Ndak terasa dua minggu ku lalui hidup, tanpa kehadiran Ibu
ku yang saat ini memasuki tahun keduapuluh aku diperkenankan bertempat tinggal
bersama. Beliau adalah sahabat, ibu, juga kakakku untuk memperbincangkan
hal-hal keluarga dan spiritual bersama. Yang belakangan ini segala apa yang
kurasakan, sambil sport pagi dengan crosstraining, beliau pagi-pagi bangun,
berjemur, sambil sembahyang dan bercerita tentang keluarga, berkomentar dari
berita yang dibaca di koran atau bertukar pendapat mengenai banyak hal
spiritual, tentang Tuhan, tentang Yesus, tentang kematian, tentang sahabat,
tentang komunikasi dan banyak hal lainnya.
Sejak tahun terakhir dan memasuki usianya yang tujuh puluh
tahun lewat tersebut, beliau sudah ndak tertarik untuk perjalanan jauh. Bahkan
lebih memilih di rumah.
Ndak terbayang buatku, apakah ini, rasa sepi yang juga Ibu rasakan sampai pada kesempatan
ada mbak yang membantunya setiap hari menjadi nanny buat Ibu, menjadi teman,
menjadi pembantu, menjadi asisten dan seterusnya.
Menjadi terbuka buatku, mengapa Ibu sejak tahun ini menjadi
berkahku untuk bersama memperbincangkan hal-hal spiritual. Yang selama ini kuucapkan bahwa ini merupakan
berkah, tetapi masih ada dalam hati kecilku kesombongan bahwa ini merupakan
buah karyaku mencari, membongkar, membeli, mengalami dan mengejar apapun
sehingga rahasia alam dari Tuhan terbuka untukku, walau selalu kuucapkan aku
dibukakan oleh Tuhan.
Merinding kau dibuatnya, saat menuliskannya, ternyata aku
disentuh olehNya, dan diingatkan bahwa saat ini dimana Ibu sudah menghadap Sang
Khalik, dan saat pasanganku sedang mengantar anakku yang sekolah menengah atas selama dua minggu di tempat jauh yang
sinyal telponpun sulit diperoleh.
Ternyata rasa sepi ini menarik, sebab pertama kali
pikiranlah yang mulai mengantar bersandiwara, dan mereka-reka apa yang sedang
ku alami, lalu membayangkan hal-hal yang ekstrim bahkan sudah memancing amarah
karena self pity yang ditimbulkannya. Bahkan amarah ini semakin memuncak dan
bahkan kebanyakan energi yang selama ini bisa punah dan lenyap dengan berolah
raga selama 30 menit dengan kucuran keringat, tapi saat-saat ini justru
menimbulkan energi untuk bertanya, untuk mempertanyakan, juga untuk amarah yang
sedemikian meletup.
Kenapa aku dibiarkan dalam sepi, sendiri, ditinggalkan......
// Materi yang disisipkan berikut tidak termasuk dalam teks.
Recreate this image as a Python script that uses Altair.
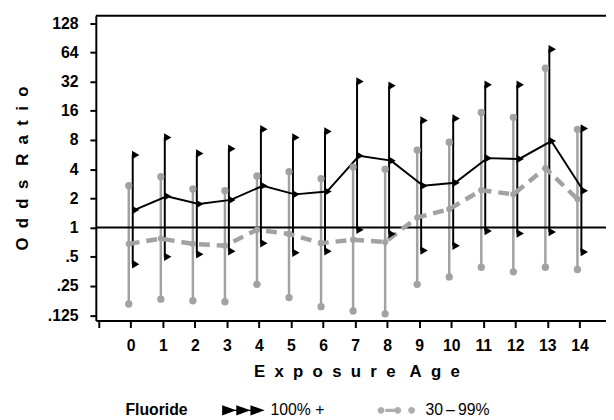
import altair as alt
import pandas as pd

# ---------------- data ----------------
ages = list(range(15))

hi_or = [1.52, 2.1, 1.75, 1.93, 2.7, 2.2, 2.35, 5.5, 4.9, 2.7, 2.9, 5.2, 5.1, 7.8, 2.4]
hi_lo = [0.42, 0.50, 0.53, 0.57, 0.69, 0.55, 0.57, 0.95, 0.86, 0.58, 0.65, 0.92, 0.87, 0.90, 0.56]
hi_up = [5.6, 8.5, 5.8, 6.5, 10.3, 8.5, 9.8, 32, 29, 12.7, 13.3, 29.6, 29.6, 69, 10.5]

mid_or = [0.68, 0.77, 0.68, 0.65, 0.95, 0.86, 0.69, 0.75, 0.71, 1.27, 1.55, 2.43, 2.2, 4.1, 1.97]
mid_lo = [0.163, 0.183, 0.176, 0.172, 0.26, 0.19, 0.153, 0.138, 0.129, 0.26, 0.31, 0.39, 0.35, 0.39, 0.37]
mid_up = [2.7, 3.35, 2.5, 2.4, 3.4, 3.77, 3.2, 4.2, 4.0, 6.3, 7.6, 15.4, 13.7, 44, 10.3]

groups = ["100% +", "30\u2009\u2013\u200999%"]
legend_title = "Fluoride"

y_tick_values = [0.125, 0.25, 0.5, 1, 2, 4, 8, 16, 32, 64, 128]
y_tick_labels = [".125", ".25", ".5", "1", "2", "4", "8", "16", "32", "64", "128"]
x_tick_values = list(range(-1, 15))

x_title = "Exposure Age"
y_title = "Odds Ratio"

# ---------------- styling ----------------
FONT = "Liberation Sans"
BLACK = "#000000"
GRAY = "#a2a2a2"
LEGEND_GRAY = "#adadad"

XMIN, XMAX = -1.09, 14.83
YMIN, YMAX = 0.110, 153.0


def spaced(text):
    words = text.split(" ")
    return "\u00a0\u00a0\u00a0".join("\u00a0\u00a0".join(w) for w in words)


rows = []
for i, a in enumerate(ages):
    rows.append({"age": a, "group": groups[0], "or": hi_or[i], "lo": hi_lo[i], "up": hi_up[i]})
    rows.append({"age": a, "group": groups[1], "or": mid_or[i], "lo": mid_lo[i], "up": mid_up[i]})
df = pd.DataFrame(rows)
hi = df[df["group"] == groups[0]]
mid = df[df["group"] == groups[1]]

xs = alt.Scale(domain=[XMIN, XMAX], nice=False, zero=False)
ys = alt.Scale(type="log", base=2, domain=[YMIN, YMAX], nice=False)

label_map = " : ".join(
    f"datum.value == {v} ? '{l}'" for v, l in zip(y_tick_values, y_tick_labels)
) + " : ''"

x_axis = alt.Axis(
    values=x_tick_values,
    labelExpr="datum.value < 0 ? '' : datum.label",
    title=spaced(x_title),
    grid=False,
    tickSize=7,
    tickWidth=2,
    tickColor=BLACK,
    domainColor=BLACK,
    domainWidth=2,
    labelPadding=10,
    labelFont=FONT,
    labelFontSize=16,
    labelFontWeight="bold",
    labelColor=BLACK,
    labelFlush=False,
    labelOverlap=False,
    titleFont=FONT,
    titleFontSize=17,
    titleFontWeight="bold",
    titleColor=BLACK,
    titleX=264,
    titleY=52,
    titleBaseline="middle",
)

y_axis = alt.Axis(
    values=y_tick_values,
    labelExpr=label_map,
    title=spaced(y_title),
    grid=False,
    tickSize=6,
    tickWidth=2,
    tickColor=BLACK,
    domainColor=BLACK,
    domainWidth=2,
    labelPadding=12,
    labelFont=FONT,
    labelFontSize=16,
    labelFontWeight="bold",
    labelColor=BLACK,
    labelOverlap=False,
    titleFont=FONT,
    titleFontSize=17,
    titleFontWeight="bold",
    titleColor=BLACK,
    titleX=-74,
    titleY=154.5,
    titleAngle=270,
    titleAlign="center",
    titleBaseline="middle",
)


def X(field):
    return alt.X(field, type="quantitative", scale=xs, axis=x_axis)


def Y(field):
    return alt.Y(field, type="quantitative", scale=ys, axis=y_axis)


gray_ci = alt.Chart(mid).mark_rule(color=GRAY, strokeWidth=2.5, xOffset=-2).encode(
    x=X("age"), y=Y("lo"), y2="up"
)
black_ci = alt.Chart(hi).mark_rule(color=BLACK, strokeWidth=2, xOffset=2).encode(
    x=X("age"), y=Y("lo"), y2="up"
)
ref_line = alt.Chart(pd.DataFrame({"one": [1.0]})).mark_rule(color=BLACK, strokeWidth=2).encode(
    y=Y("one")
)
black_line = alt.Chart(hi).mark_line(color=BLACK, strokeWidth=2, xOffset=4).encode(
    x=X("age"), y=Y("or")
)
gray_line = alt.Chart(mid).mark_line(
    color=GRAY, strokeWidth=4.5, strokeDash=[11, 7], xOffset=-2
).encode(x=X("age"), y=Y("or"))

gray_ends = alt.Chart(mid).transform_fold(["lo", "up"], as_=["k", "v"]).mark_circle(
    color=GRAY, size=55, opacity=1, xOffset=-2
).encode(x=X("age"), y=Y("v:Q"))
gray_est = alt.Chart(mid).mark_circle(color=GRAY, size=40, opacity=1, xOffset=-2).encode(
    x=X("age"), y=Y("or")
)
black_tri = alt.Chart(hi).transform_fold(["lo", "up", "or"], as_=["k", "v"]).mark_point(
    shape="triangle-right", filled=True, size=75, color=BLACK, opacity=1, xOffset=5
).encode(x=X("age"), y=Y("v:Q"))

top_border = alt.Chart(
    pd.DataFrame({"x": [XMIN], "x2": [XMAX], "y": [YMAX]})
).mark_rule(color=BLACK, strokeWidth=2).encode(x=X("x"), x2="x2", y=Y("y"))

# legend symbols (custom paths, unit = sqrt(size)/2 px)
PATH_HI = (
    "M-1,-0.75L1.05,0L-1,0.75Z"
    "M1.05,-0.75L3.1,0L1.05,0.75Z"
    "M3.1,-0.75L5.15,0L3.1,0.75Z"
    "M-1,-0.1L5,-0.1L5,0.1L-1,0.1Z"
)
PATH_MID = (
    "M-0.93,0A0.5,0.5 0 1,1 0.07,0A0.5,0.5 0 1,1 -0.93,0Z"
    "M0.2,-0.22L1.55,-0.22L1.55,0.22L0.2,0.22Z"
    "M1.5,0A0.5,0.5 0 1,1 2.5,0A0.5,0.5 0 1,1 1.5,0Z"
    "M3.5,0A0.5,0.5 0 1,1 4.5,0A0.5,0.5 0 1,1 3.5,0Z"
)

LEG = alt.Legend(
    orient="none",
    legendX=30,
    legendY=392,
    direction="horizontal",
    title=legend_title,
    titleOrient="left",
    titleFont=FONT,
    titleFontSize=16,
    titleFontWeight="bold",
    titleColor=BLACK,
    titlePadding=33,
    labelFont=FONT,
    labelFontSize=16,
    labelColor=BLACK,
    symbolSize=196,
    symbolStrokeWidth=0,
    labelOffset=34,
    columnPadding=52,
)

legend_layer = alt.Chart(
    pd.DataFrame({"group": groups, "age": [-5.0, -5.0], "or": [1.0, 1.0]})
).mark_point(filled=True, opacity=1, clip=True).encode(
    x=X("age"),
    y=Y("or"),
    color=alt.Color("group:N", scale=alt.Scale(domain=groups, range=[BLACK, LEGEND_GRAY]), legend=LEG),
    shape=alt.Shape("group:N", scale=alt.Scale(domain=groups, range=[PATH_HI, PATH_MID]), legend=LEG),
)

chart = alt.layer(
    gray_ci, black_ci, ref_line, black_line, gray_line, gray_ends, gray_est, black_tri,
    top_border, legend_layer,
).properties(
    width=517,
    height=309,
    autosize=alt.AutoSizeParams(type="none"),
    padding={"left": 89, "top": 5, "right": 0, "bottom": 98},
    background="white",
).configure_view(stroke=None)

chart.save("out.html", embed_options={"renderer": "svg", "actions": False})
Benar kalo aku sementara ini tetap perlu menjalani hidup dan segala tanggung
jawab keluarga. Tetapi kok sejumput informasipun aku ndak dihubungi? Apakah
memang sudah sedemikian ndak pentingkah aku? Menanyakan keberadaanku pun sudah
ndak ada atau bahkan sudah ndak perlu? Ndak penting?
Bukan karena aku memang harus mengurus rumah, mengurus diri,
mengurus putri cantik kecilku, mobil yang perlu servis, tamu Om ku yang akan
mampir rumah. Dan seterusnya-dan seterusnya. Dan kau jawab ndak ada sinyal. Wow
benar-benar luar biasa meletup mau meledak rasanya.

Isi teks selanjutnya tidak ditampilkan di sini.